◆ **Provided information**
────────────────
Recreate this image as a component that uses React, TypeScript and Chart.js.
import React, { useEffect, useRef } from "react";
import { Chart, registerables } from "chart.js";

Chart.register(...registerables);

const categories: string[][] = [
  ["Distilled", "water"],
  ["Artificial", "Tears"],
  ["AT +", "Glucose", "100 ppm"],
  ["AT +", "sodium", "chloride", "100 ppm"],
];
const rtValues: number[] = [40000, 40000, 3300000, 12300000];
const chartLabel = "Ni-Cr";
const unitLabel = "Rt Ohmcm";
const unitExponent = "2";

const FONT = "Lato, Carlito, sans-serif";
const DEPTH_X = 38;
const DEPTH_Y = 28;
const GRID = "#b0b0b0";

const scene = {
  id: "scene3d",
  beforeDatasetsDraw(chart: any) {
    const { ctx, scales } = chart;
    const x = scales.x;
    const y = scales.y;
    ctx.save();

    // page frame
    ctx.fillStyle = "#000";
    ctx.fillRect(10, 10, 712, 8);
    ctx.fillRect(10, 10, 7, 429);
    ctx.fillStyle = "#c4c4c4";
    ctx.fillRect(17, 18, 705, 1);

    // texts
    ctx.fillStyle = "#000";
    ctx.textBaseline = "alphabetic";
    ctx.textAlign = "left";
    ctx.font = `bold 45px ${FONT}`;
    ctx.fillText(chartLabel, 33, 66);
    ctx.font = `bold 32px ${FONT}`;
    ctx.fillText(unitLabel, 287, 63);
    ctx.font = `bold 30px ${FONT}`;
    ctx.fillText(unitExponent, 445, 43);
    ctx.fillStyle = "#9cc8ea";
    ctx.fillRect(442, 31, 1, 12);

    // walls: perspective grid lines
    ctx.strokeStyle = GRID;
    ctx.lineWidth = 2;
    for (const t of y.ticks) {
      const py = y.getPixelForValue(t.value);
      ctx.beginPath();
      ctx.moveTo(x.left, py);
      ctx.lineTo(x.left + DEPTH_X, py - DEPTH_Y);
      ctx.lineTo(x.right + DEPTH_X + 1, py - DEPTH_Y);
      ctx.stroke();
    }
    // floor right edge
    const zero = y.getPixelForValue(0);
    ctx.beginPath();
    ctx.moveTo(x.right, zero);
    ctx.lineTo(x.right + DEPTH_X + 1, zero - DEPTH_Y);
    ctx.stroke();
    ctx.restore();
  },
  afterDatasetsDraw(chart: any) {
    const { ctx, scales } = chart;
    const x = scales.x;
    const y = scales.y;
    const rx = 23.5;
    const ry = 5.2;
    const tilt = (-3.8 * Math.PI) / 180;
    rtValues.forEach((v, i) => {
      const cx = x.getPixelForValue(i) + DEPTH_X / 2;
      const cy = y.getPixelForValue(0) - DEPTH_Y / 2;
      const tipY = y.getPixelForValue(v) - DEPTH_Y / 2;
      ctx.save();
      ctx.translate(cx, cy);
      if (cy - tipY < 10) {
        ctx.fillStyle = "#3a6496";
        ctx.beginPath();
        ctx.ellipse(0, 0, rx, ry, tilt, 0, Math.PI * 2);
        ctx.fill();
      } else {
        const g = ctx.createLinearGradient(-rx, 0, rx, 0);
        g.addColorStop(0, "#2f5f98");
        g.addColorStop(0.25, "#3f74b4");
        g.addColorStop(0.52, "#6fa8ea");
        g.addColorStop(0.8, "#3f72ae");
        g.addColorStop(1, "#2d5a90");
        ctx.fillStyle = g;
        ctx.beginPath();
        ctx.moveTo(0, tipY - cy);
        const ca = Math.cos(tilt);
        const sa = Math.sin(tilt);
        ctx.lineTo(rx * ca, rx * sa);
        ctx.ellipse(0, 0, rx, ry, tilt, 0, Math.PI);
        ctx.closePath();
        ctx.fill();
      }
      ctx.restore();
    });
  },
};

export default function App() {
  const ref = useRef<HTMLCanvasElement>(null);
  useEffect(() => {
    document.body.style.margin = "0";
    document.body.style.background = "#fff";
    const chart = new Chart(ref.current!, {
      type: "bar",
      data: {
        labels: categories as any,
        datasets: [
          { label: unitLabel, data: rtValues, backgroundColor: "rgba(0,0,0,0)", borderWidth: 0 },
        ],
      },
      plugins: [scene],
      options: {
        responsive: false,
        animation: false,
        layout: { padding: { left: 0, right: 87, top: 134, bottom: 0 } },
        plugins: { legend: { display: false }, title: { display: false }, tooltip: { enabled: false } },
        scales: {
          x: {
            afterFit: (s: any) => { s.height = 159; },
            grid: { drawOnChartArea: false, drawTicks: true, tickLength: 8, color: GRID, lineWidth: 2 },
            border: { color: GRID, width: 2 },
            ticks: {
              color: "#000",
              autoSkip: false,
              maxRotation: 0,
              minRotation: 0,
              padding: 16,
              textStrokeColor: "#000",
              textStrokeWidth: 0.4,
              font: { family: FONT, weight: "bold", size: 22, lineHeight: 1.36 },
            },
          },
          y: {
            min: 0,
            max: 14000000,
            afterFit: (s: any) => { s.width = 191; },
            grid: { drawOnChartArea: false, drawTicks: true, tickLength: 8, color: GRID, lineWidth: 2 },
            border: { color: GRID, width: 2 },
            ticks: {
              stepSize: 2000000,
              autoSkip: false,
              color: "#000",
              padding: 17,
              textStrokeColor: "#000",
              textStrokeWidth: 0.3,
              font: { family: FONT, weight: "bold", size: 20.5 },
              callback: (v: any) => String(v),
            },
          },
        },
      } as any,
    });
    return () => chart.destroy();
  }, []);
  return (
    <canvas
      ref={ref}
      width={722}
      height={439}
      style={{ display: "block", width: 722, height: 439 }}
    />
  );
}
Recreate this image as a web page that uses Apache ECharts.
────────────────
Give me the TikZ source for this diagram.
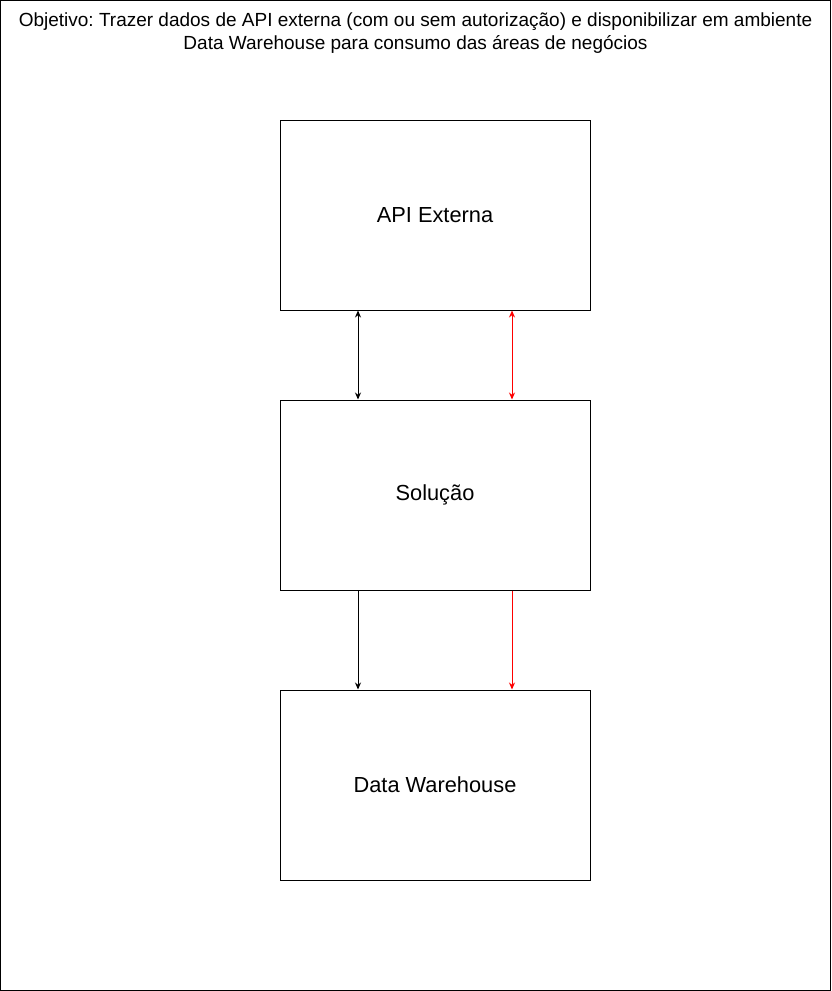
────────────────
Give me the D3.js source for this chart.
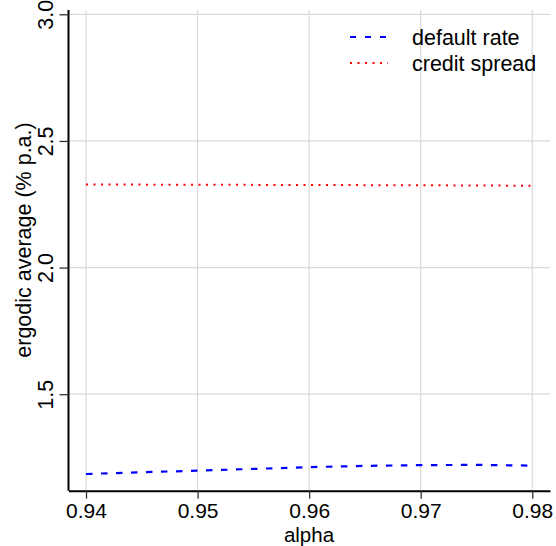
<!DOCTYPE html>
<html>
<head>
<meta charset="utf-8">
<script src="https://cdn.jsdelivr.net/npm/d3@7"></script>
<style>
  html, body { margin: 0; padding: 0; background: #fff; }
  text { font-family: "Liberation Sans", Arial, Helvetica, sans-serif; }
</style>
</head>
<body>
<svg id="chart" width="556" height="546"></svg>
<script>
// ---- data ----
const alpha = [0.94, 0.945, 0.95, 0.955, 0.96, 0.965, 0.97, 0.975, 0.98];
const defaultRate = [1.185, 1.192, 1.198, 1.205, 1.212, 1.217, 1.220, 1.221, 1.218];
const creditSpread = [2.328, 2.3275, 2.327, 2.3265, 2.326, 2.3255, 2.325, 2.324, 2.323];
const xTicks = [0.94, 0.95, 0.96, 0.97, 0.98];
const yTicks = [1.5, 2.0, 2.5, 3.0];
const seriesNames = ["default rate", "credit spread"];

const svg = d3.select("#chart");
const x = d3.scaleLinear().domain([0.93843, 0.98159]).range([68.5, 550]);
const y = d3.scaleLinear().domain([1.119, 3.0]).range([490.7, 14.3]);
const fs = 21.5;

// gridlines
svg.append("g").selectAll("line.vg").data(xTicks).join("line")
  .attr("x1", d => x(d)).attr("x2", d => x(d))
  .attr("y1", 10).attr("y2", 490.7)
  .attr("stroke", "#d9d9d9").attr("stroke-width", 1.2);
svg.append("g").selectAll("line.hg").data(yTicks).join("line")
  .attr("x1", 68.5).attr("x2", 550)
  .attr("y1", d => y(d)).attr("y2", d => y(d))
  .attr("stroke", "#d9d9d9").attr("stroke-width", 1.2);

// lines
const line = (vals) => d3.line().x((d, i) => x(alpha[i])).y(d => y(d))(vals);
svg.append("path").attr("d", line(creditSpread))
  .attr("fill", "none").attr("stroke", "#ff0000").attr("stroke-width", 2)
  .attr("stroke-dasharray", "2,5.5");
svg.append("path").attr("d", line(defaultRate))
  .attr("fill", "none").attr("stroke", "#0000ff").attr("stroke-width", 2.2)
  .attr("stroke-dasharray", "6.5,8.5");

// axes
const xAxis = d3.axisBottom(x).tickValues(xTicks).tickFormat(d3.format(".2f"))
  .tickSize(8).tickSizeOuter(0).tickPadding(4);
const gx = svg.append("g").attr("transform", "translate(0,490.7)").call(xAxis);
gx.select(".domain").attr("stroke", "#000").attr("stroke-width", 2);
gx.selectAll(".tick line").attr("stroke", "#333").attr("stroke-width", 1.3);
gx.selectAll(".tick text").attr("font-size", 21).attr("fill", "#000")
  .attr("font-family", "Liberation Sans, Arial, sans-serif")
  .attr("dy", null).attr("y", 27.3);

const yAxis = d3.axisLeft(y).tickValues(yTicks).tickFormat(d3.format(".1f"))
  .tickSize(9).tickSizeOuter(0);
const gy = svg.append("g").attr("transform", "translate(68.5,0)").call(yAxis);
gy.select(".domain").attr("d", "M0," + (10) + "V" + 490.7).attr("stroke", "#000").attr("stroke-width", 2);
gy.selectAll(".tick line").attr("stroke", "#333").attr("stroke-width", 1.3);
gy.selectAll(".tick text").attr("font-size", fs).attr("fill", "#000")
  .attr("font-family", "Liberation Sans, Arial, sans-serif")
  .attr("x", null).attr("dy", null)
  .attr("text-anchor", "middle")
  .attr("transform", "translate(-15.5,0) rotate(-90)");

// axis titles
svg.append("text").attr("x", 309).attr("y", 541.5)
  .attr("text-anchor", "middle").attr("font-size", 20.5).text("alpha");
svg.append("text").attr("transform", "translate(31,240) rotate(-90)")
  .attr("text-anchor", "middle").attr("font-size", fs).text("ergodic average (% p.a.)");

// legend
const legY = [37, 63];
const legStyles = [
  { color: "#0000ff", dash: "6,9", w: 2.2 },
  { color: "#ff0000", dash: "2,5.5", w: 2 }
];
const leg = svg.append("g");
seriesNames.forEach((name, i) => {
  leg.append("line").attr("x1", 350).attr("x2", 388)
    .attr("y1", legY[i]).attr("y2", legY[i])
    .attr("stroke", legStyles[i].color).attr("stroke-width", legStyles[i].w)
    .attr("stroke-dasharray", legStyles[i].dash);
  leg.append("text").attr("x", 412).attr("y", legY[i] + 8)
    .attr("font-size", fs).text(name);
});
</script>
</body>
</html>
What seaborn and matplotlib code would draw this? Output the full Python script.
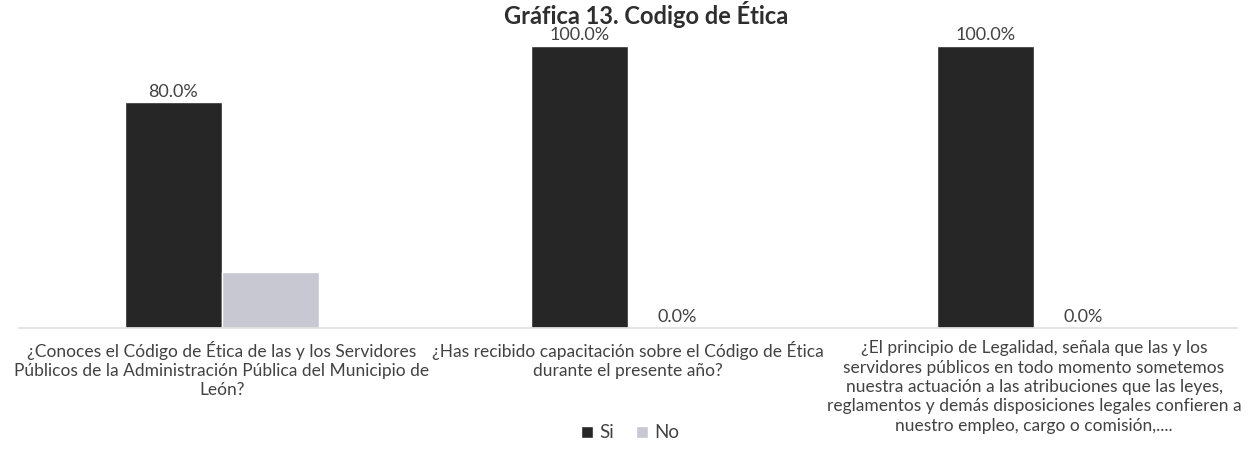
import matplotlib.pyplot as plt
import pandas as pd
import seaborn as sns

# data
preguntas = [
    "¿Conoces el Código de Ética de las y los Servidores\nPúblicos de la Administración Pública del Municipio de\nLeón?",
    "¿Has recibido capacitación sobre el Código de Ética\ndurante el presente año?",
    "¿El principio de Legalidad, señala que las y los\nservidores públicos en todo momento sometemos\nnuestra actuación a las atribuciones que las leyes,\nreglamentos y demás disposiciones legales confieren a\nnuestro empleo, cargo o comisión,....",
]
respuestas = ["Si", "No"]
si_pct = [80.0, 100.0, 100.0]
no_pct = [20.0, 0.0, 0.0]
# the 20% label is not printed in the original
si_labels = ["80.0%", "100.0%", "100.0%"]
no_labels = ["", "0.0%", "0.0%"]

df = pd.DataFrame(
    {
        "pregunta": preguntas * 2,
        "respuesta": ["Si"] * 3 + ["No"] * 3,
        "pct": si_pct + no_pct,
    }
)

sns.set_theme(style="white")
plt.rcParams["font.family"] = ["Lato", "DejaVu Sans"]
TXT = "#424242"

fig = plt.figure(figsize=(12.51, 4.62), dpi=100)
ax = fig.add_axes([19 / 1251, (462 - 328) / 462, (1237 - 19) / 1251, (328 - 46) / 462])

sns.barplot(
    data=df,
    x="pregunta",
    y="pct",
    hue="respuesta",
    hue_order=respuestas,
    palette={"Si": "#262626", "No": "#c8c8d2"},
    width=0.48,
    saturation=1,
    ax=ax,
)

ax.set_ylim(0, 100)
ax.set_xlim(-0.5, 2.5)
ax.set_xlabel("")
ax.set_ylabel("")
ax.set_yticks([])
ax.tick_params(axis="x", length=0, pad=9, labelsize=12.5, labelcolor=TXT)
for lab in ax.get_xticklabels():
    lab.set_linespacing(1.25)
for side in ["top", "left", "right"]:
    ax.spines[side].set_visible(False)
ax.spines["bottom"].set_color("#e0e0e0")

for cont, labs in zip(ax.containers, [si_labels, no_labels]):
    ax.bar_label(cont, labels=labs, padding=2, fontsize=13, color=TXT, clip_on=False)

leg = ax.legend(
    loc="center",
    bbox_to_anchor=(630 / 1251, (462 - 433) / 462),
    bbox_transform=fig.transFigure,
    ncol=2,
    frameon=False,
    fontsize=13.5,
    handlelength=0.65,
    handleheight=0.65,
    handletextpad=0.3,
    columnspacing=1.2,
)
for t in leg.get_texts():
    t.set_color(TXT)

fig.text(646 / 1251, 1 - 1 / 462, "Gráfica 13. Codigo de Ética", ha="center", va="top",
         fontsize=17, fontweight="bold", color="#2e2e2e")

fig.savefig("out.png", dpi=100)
────────────────
◆ **Work to complete**
Quote the lines above exactly, starting with the one that has "What seaborn and" and ending with the one that has "fontsize=13, color=TXT, clip_on=False)"; drop the pictures and include nothing else.

◆ **Solved problem**
What seaborn and matplotlib code would draw this? Output the full Python script.
import matplotlib.pyplot as plt
import pandas as pd
import seaborn as sns

# data
preguntas = [
    "¿Conoces el Código de Ética de las y los Servidores\nPúblicos de la Administración Pública del Municipio de\nLeón?",
    "¿Has recibido capacitación sobre el Código de Ética\ndurante el presente año?",
    "¿El principio de Legalidad, señala que las y los\nservidores públicos en todo momento sometemos\nnuestra actuación a las atribuciones que las leyes,\nreglamentos y demás disposiciones legales confieren a\nnuestro empleo, cargo o comisión,....",
]
respuestas = ["Si", "No"]
si_pct = [80.0, 100.0, 100.0]
no_pct = [20.0, 0.0, 0.0]
# the 20% label is not printed in the original
si_labels = ["80.0%", "100.0%", "100.0%"]
no_labels = ["", "0.0%", "0.0%"]

df = pd.DataFrame(
    {
        "pregunta": preguntas * 2,
        "respuesta": ["Si"] * 3 + ["No"] * 3,
        "pct": si_pct + no_pct,
    }
)

sns.set_theme(style="white")
plt.rcParams["font.family"] = ["Lato", "DejaVu Sans"]
TXT = "#424242"

fig = plt.figure(figsize=(12.51, 4.62), dpi=100)
ax = fig.add_axes([19 / 1251, (462 - 328) / 462, (1237 - 19) / 1251, (328 - 46) / 462])

sns.barplot(
    data=df,
    x="pregunta",
    y="pct",
    hue="respuesta",
    hue_order=respuestas,
    palette={"Si": "#262626", "No": "#c8c8d2"},
    width=0.48,
    saturation=1,
    ax=ax,
)

ax.set_ylim(0, 100)
ax.set_xlim(-0.5, 2.5)
ax.set_xlabel("")
ax.set_ylabel("")
ax.set_yticks([])
ax.tick_params(axis="x", length=0, pad=9, labelsize=12.5, labelcolor=TXT)
for lab in ax.get_xticklabels():
    lab.set_linespacing(1.25)
for side in ["top", "left", "right"]:
    ax.spines[side].set_visible(False)
ax.spines["bottom"].set_color("#e0e0e0")

for cont, labs in zip(ax.containers, [si_labels, no_labels]):
    ax.bar_label(cont, labels=labs, padding=2, fontsize=13, color=TXT, clip_on=False)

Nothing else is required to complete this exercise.